I would also like to note that this strategy for generating scrambles whose solutions have the same number of moves is not feasible for finding 19 and 20 move scrambles that have 19 and 20 move solutions. 19 move scrambles have about a 3.4% chance to have a 19 move optimal solution, and 20 move scrambles have about a 1.12E-09% chance to have a 20 move solution.
Testing Scrambles
The testscrambles program was mostly used for debugging, but it can also be used to view scrambles as well as heuristic values in an ASCII representation. Run the following command:
$ ./testscrambles6
Once the program is running, you can type a scramble and hit Enter to see the resulting scramble as well as some additional information. The scrambles must be upper case. They can include parenthesis and square brackets. The only recognized turns are U, U2, U', F, F2, F', L, L2, L', B, B2, B', R, R2, R', D, D2, D'.
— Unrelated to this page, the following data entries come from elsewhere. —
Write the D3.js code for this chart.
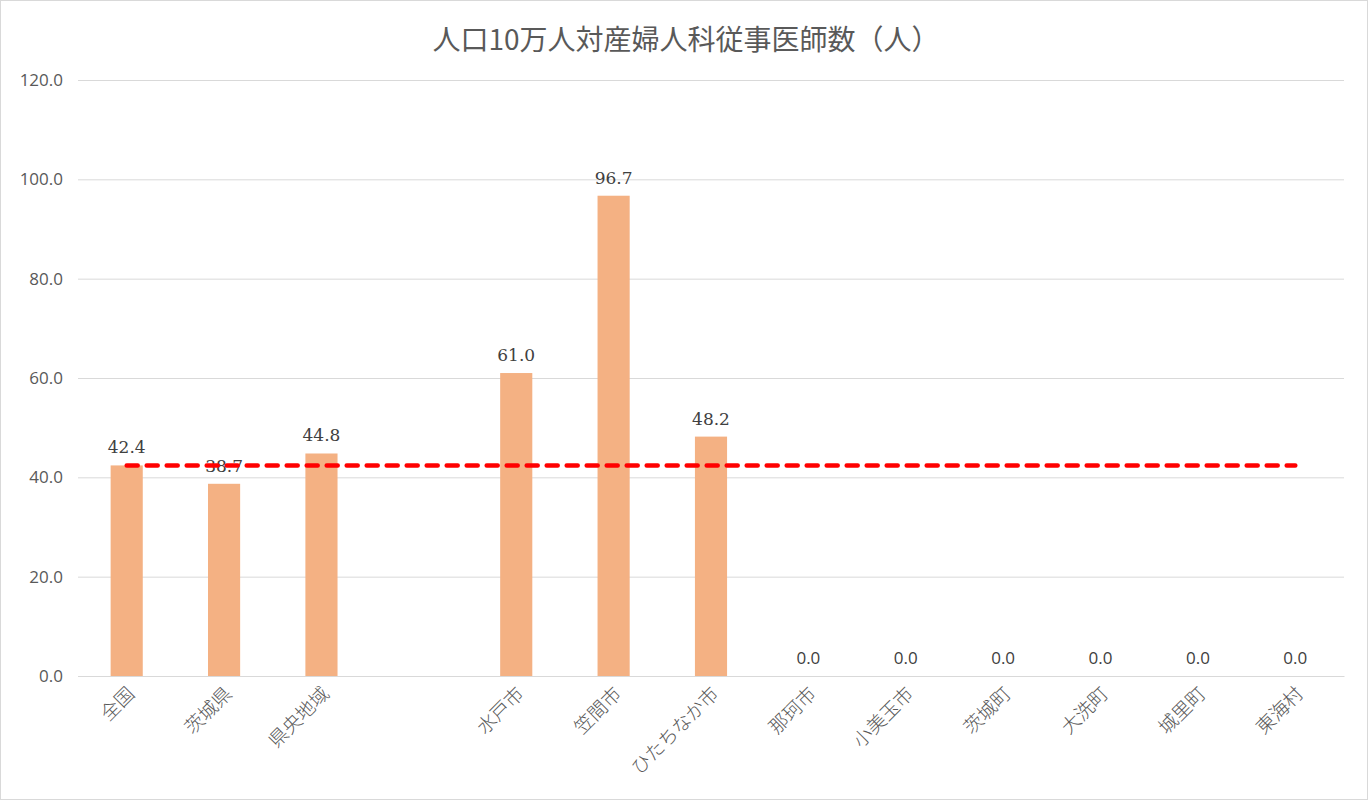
<!DOCTYPE html>
<html>
<head>
<meta charset="utf-8">
<script src="https://cdn.jsdelivr.net/npm/d3@7"></script>
<style>
  body { margin: 0; background: #fff; }
</style>
</head>
<body>
<div id="chart"></div>
<script>
  // Data
  const categories = ["全国", "茨城県", "県央地域", "", "水戸市", "笠間市", "ひたちなか市",
                      "那珂市", "小美玉市", "茨城町", "大洗町", "城里町", "東海村"];
  const values = [42.4, 38.7, 44.8, null, 61.0, 96.7, 48.2, 0, 0, 0, 0, 0, 0];
  const nationalAvg = 42.4;
  const yTicks = [0, 20, 40, 60, 80, 100, 120];

  let width = 1368;
  let height = 800;

  let paddingLeft = 78;
  let paddingRight = 24;
  let paddingTop = 80;
  let paddingBottom = 124;

  let plotWidth = width - paddingLeft - paddingRight;
  let plotHeight = height - paddingTop - paddingBottom;

  const serif = "'DejaVu Serif', 'Liberation Serif', serif";
  const sans = "'Open Sans', 'Noto Sans', sans-serif";
  const cjk = "'Noto Sans CJK JP', 'Noto Sans CJK SC', sans-serif";

  let svg = d3.select("#chart")
    .append("svg")
    .attr("width", width)
    .attr("height", height);

  // border
  svg.append("rect")
    .attr("x", 0.5).attr("y", 0.5)
    .attr("width", width - 1).attr("height", height - 1)
    .style("fill", "#fff")
    .style("stroke", "#d9d9d9");

  // Scales
  let x = d3.scaleBand()
    .domain(d3.range(categories.length))
    .range([0, plotWidth])
    .paddingInner(0.67)
    .paddingOuter(0.335);

  let y = d3.scaleLinear()
    .domain([0, 120])
    .range([plotHeight, 0]);

  let g = svg.append("g")
    .attr("transform", "translate(" + paddingLeft + ", " + paddingTop + ")");

  // Gridlines + y axis
  let yAxis = d3.axisLeft(y)
    .tickValues(yTicks)
    .tickFormat(d3.format(".1f"))
    .tickSize(-plotWidth)
    .tickPadding(15);

  let yg = g.append("g").call(yAxis);
  yg.select(".domain").remove();
  yg.selectAll("line").style("stroke", "#d9d9d9");
  yg.selectAll("text")
    .style("font-family", sans)
    .style("font-size", "17px")
    .style("fill", "#595959");

  // Bars
  g.selectAll("rect.bar")
    .data(values.map((v, i) => ({ v: v, i: i })).filter(d => d.v !== null))
    .enter().append("rect")
    .attr("class", "bar")
    .attr("x", d => x(d.i))
    .attr("width", x.bandwidth())
    .attr("y", d => y(d.v))
    .attr("height", d => plotHeight - y(d.v))
    .style("fill", "#F4B183");

  // Data labels
  g.selectAll("text.lbl")
    .data(values.map((v, i) => ({ v: v, i: i })).filter(d => d.v !== null))
    .enter().append("text")
    .attr("class", "lbl")
    .attr("x", d => x(d.i) + x.bandwidth() / 2)
    .attr("y", d => y(d.v) - 12)
    .attr("text-anchor", "middle")
    .style("font-family", d => d.v === 0 ? sans : serif)
    .style("font-size", "17px")
    .style("fill", "#404040")
    .text(d => d3.format(".1f")(d.v));

  // X axis
  let xAxis = d3.axisBottom(x)
    .tickFormat(i => categories[i])
    .tickSize(0)
    .tickPadding(0);

  let xg = g.append("g")
    .attr("transform", "translate(0," + plotHeight + ")")
    .call(xAxis);
  xg.select(".domain").style("stroke", "#d9d9d9");
  xg.selectAll("text")
    .attr("text-anchor", "end")
    .attr("dy", 0)
    .attr("transform", "translate(9,19) rotate(-45)")
    .style("font-family", cjk)
    .style("font-weight", 300)
    .style("font-size", "19px")
    .style("fill", "#595959");

  // National average line
  g.append("line")
    .attr("x1", x(0) + x.bandwidth() / 2)
    .attr("x2", x(categories.length - 1) + x.bandwidth() / 2)
    .attr("y1", y(nationalAvg))
    .attr("y2", y(nationalAvg))
    .style("stroke", "#ff0000")
    .style("stroke-width", 4.5)
    .style("stroke-linecap", "round")
    .style("stroke-dasharray", "11,9");

  // Title
  svg.append("text")
    .attr("x", width / 2 + 2)
    .attr("y", 50)
    .attr("text-anchor", "middle")
    .style("font-family", cjk)
    .style("font-size", "28px")
    .style("fill", "#595959")
    .text("人口10万人対産婦人科従事医師数（人）");
</script>
</body>
</html>
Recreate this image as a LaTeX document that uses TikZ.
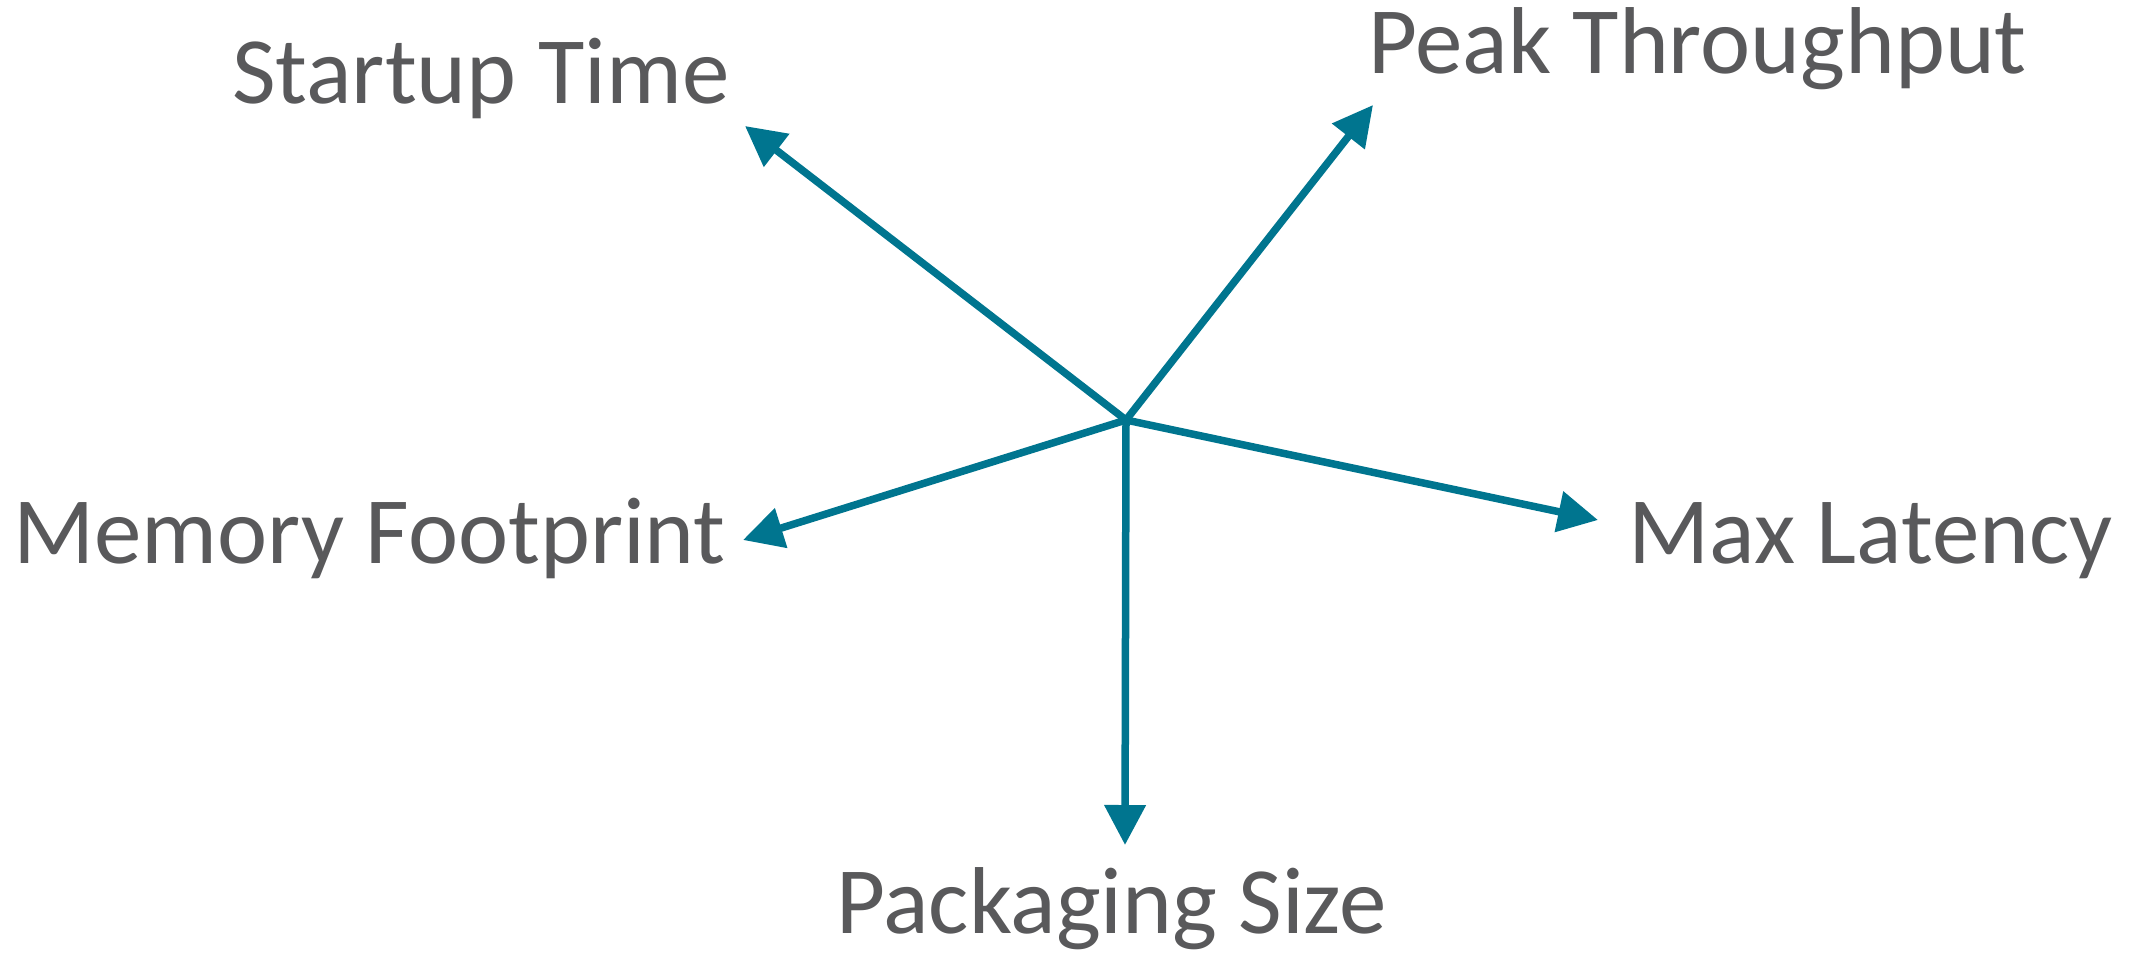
\documentclass[tikz,border=0pt]{standalone}
\usepackage{fontspec}
\setmainfont{Carlito}
\usepackage{tikz}
\usetikzlibrary{arrows.meta}
\definecolor{axisteal}{RGB}{0,117,143}
\definecolor{lblgray}{RGB}{89,89,91}
\tikzset{lbl/.style={anchor=base west,inner sep=0pt,text=lblgray,font=\fontsize{95}{110}\selectfont},
  arr/.style={-{Triangle[length=40pt,width=40pt]},line width=7.5pt,draw=axisteal}}

\begin{document}
\begin{tikzpicture}[x=1pt,y=-1pt]
\useasboundingbox (0,0) rectangle (2131,954);
\coordinate (hub) at (1126,420);
\coordinate (tS) at (745,126);
\coordinate (tP) at (1373,105);
\coordinate (tM) at (743,540);
\coordinate (tL) at (1598,520);
\coordinate (tK) at (1125,845);
\node[lbl] (startup) at (232,103){Startup Time};
\node[lbl,anchor=base east] (peak) at (2027,73){Peak Throughput};
\node[lbl] (memory) at (13,563){Memory Footprint};
\node[lbl] (latency) at (1628,563){Max Latency};
\node[lbl] (packaging) at (836,933){Packaging Size};
\draw[arr] (hub)--(tS); \draw[arr] (hub)--(tP); \draw[arr] (hub)--(tM);
\draw[arr] (hub)--(tL); \draw[arr] (hub)--(tK);
\end{tikzpicture}
\end{document}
See the Benefits of a Better Heuristic
One fun experiment to try is to run IDAstar searches alongside each other. Run these two commands in two separate terminals and watch them race each other:
$ ./IDAstar6 scrambles/11.txt results/11_6.txt
$ ./IDAstar7 scrambles/11.txt results/11_7.txt
IDAstar7 uses larger databases, so it has a better heuristic to guide its search. The databases may take a longer time to load into memory, so IDAstar6 will start quickly. However, once IDAstar7 starts up it will quickly overtake IDAstar6. This demonstrates how a better heuristic can dampen the horrible time efficiency of an exponential search.